Search the material for the string "with", then return every line where it is found.

_Records for the task_:
# # # # # # #
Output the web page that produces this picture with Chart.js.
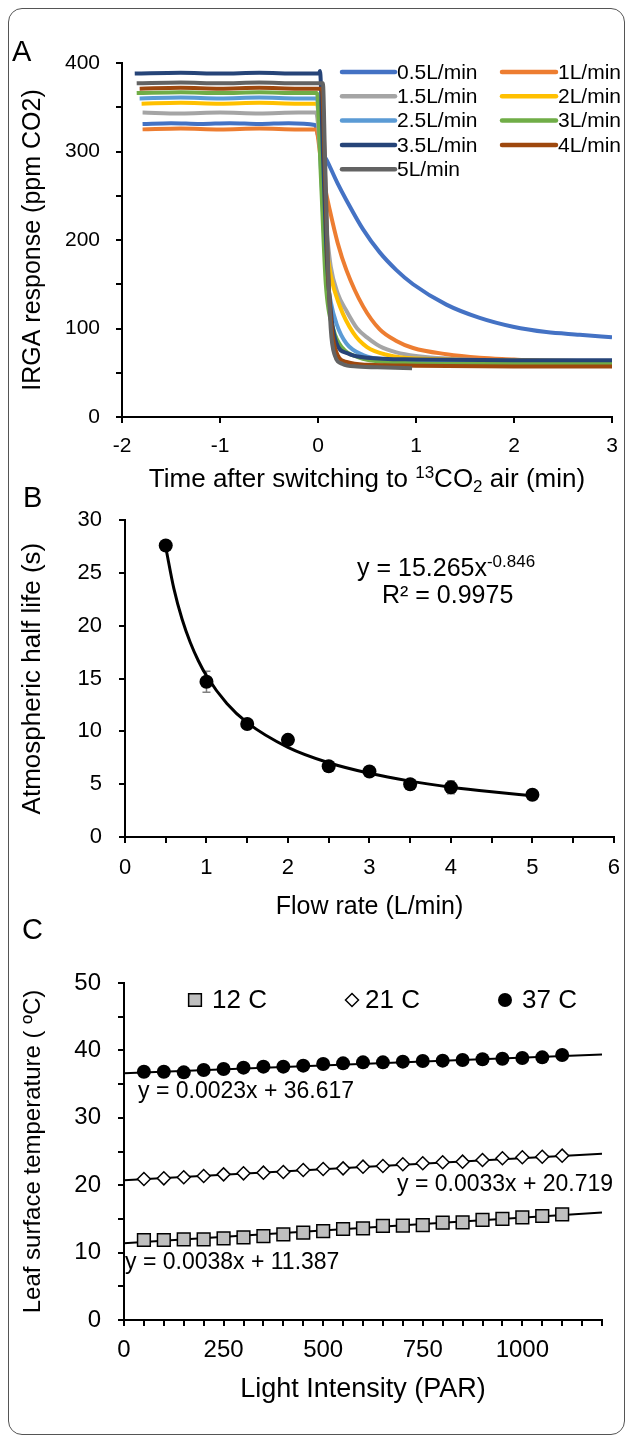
# # # # # # #
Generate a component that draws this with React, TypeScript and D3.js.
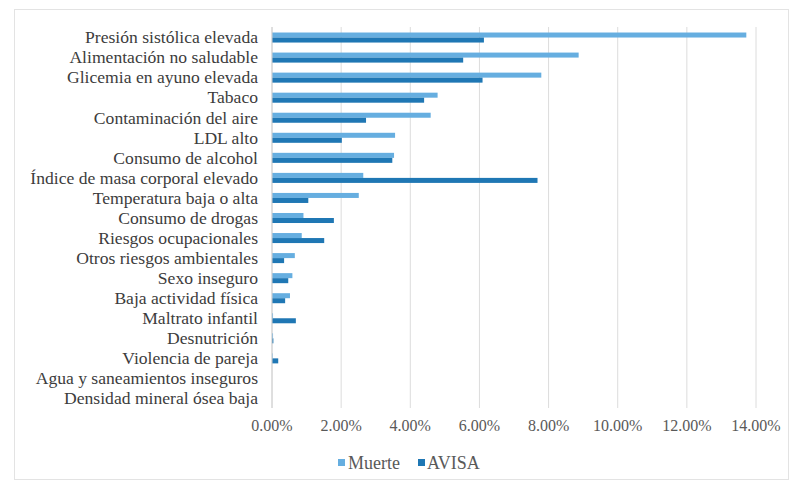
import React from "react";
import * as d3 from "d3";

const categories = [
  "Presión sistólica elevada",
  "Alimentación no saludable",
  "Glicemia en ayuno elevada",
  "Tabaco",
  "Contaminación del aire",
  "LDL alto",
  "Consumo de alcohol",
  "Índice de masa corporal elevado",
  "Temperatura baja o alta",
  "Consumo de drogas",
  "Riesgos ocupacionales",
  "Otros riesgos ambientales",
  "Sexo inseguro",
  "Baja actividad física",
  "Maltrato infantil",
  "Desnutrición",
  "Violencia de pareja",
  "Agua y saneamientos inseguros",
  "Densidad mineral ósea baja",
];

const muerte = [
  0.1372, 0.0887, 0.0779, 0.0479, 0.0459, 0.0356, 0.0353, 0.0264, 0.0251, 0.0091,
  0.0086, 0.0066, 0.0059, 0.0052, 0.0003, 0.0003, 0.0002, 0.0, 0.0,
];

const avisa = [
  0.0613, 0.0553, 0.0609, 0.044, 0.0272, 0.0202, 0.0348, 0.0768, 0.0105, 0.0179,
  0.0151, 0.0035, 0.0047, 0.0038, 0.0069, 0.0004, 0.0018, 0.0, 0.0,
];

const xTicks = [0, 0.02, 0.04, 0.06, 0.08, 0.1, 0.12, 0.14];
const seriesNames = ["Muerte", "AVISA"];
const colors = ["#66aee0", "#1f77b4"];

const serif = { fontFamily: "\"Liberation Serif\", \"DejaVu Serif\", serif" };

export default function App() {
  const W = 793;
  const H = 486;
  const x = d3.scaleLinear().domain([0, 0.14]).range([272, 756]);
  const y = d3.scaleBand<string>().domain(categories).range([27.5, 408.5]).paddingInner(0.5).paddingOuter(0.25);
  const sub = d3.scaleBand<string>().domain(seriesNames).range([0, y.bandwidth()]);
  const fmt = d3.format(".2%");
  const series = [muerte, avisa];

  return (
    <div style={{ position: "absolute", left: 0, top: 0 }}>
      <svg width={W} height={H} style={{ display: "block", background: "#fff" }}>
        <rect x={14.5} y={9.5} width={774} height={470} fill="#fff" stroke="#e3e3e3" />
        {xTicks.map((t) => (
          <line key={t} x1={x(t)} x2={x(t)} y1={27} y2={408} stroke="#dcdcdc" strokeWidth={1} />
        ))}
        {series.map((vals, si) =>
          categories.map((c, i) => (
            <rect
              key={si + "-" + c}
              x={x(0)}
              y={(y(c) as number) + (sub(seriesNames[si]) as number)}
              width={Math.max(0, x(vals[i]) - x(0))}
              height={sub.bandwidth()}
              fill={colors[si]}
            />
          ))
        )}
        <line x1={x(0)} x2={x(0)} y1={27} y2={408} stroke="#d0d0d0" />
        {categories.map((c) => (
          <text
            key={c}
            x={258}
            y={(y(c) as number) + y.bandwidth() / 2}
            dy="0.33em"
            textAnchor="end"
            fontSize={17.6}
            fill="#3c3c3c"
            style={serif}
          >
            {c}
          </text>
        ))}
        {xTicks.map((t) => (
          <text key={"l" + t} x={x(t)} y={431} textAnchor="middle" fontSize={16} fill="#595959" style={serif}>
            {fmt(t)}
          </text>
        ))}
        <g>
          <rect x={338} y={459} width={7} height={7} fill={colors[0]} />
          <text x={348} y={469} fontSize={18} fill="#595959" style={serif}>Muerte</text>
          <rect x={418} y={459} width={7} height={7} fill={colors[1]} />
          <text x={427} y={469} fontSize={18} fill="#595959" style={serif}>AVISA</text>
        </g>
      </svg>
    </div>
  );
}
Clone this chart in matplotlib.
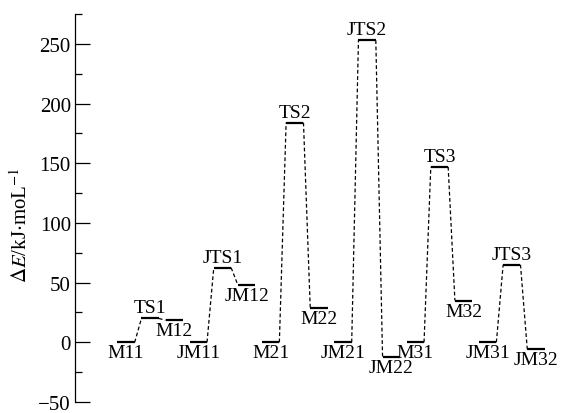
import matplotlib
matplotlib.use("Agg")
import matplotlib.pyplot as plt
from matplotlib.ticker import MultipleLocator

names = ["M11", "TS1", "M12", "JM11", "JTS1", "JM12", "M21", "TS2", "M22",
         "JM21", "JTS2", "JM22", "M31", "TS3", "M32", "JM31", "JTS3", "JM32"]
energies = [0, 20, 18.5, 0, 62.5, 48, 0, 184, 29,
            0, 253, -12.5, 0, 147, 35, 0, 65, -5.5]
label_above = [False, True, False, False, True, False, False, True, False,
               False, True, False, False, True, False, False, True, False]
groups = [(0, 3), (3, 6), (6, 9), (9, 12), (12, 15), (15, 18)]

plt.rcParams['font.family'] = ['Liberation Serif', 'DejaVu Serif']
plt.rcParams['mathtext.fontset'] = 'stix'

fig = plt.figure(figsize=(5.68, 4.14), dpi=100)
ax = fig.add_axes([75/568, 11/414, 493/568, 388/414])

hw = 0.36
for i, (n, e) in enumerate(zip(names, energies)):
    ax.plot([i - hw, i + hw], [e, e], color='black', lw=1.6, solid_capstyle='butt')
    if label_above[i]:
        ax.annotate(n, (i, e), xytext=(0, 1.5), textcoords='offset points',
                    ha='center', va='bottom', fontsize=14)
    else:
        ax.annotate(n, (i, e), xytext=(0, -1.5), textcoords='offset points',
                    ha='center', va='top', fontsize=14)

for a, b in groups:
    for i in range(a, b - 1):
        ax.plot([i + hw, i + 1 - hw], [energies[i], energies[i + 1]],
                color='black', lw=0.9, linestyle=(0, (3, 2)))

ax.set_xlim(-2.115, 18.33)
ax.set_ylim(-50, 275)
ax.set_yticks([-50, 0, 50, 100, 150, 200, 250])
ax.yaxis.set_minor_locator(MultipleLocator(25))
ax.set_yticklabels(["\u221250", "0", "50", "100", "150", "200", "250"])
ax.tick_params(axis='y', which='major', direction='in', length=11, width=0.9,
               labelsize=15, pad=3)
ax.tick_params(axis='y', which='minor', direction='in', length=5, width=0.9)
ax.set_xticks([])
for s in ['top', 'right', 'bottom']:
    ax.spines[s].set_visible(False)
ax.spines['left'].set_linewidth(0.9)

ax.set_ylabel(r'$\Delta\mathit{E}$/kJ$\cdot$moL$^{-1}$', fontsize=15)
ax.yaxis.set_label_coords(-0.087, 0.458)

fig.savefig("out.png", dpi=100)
# # # # # # #
_The reply_:
Output the web page that produces this picture with Chart.js.
Generate a component that draws this with React, TypeScript and D3.js.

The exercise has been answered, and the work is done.